B. Limiting Instruction
The issue is whether the trial court erred in providing the jury with an inadequate limiting instruction, regarding Mr. Pesonen’s prior fourth degree assault-domestic violence conviction. Mr. Pesonen contends the instruction was inadequate since it did not expressly restrict the jury from considering the evidence of prior misconduct for propensity purposes. We review alleged instructional errors de novo. State v. Woods, 143 Wn.2d 561, 590, 23 P.3d 1046 (2001).

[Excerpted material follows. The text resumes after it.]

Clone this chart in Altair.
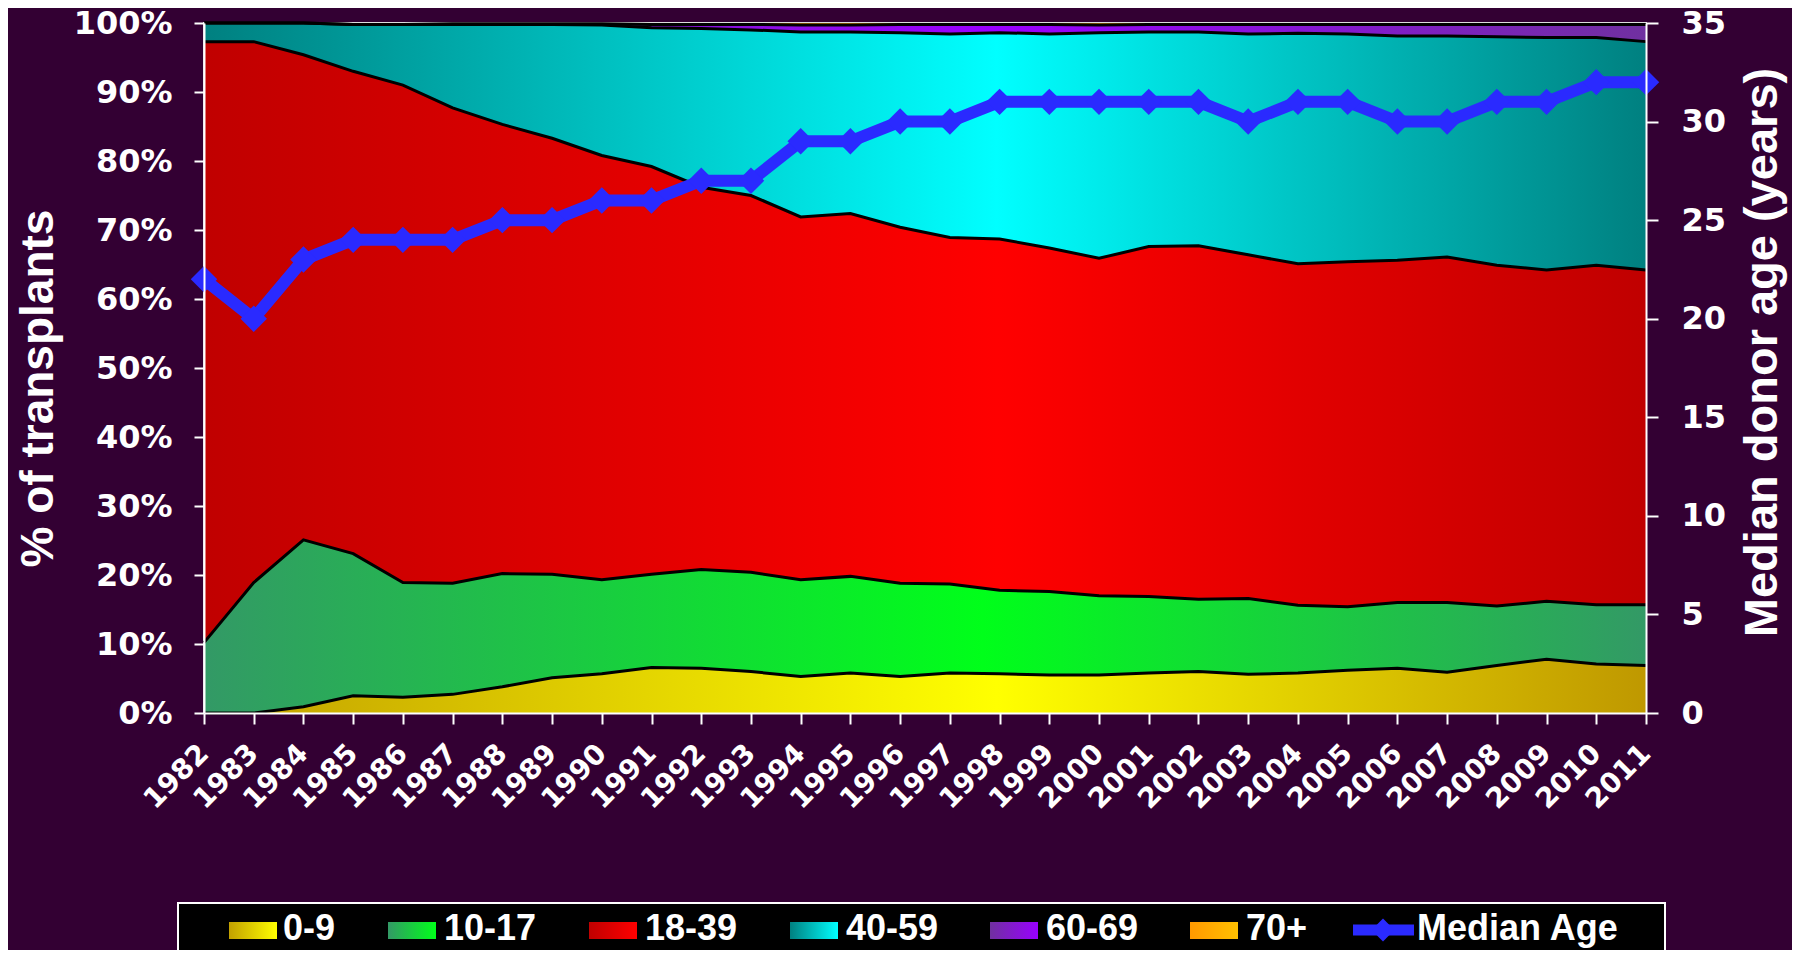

A court may admit a defendant’s prior acts of domestic violence to assess a victim’s credibility if it provides the jury with an adequate limiting instruction. Cook, 131 Wn. App. at 851-53. The instruction must restrict the jury from using the evidence for propensity purposes to prove the defendant committed the crime charged. Id. at 853-54. Simply instructing the jury that it may consider the evidence for the limited purpose of assessing the witness’ credibility, and that it “must not consider the evidence for any other purpose” is insufficient. Id. at 849. In Cook, the court requested the following limiting instruction: “Evidence has been introduced in this case on the subject of prior incidents of domestic violence between Ms. O’Brien and Mr. Cook for the limited purpose of assessing the credibility of (witness) Cindy O’Brien. You must not consider this evidence for any other purpose.” Id.
While the instruction given here is arguably improper in light of Cook, the record shows Mr. Pesonen’s counsel requested a curative instruction and agreed to its form. We are precluded from reviewing this instructional error claim under the doctrine of invited error because Mr. Pesonen agreed to the court’s wording. State v. Winings, 126 Wn. App. 75, 89, 107 P.3d 141
(2005). Thus, Mr. Pesonen’s conduct constituted a waiver of any future objections to the instruction. Id.
Affirmed.
A majority of the panel has determined this opinion will not be printed in the Washington Appellate Reports, but it will be filed for public record pursuant to RCW 2.06.040.
SCHULTHEIS, A.C.J. and KATO, J., concur.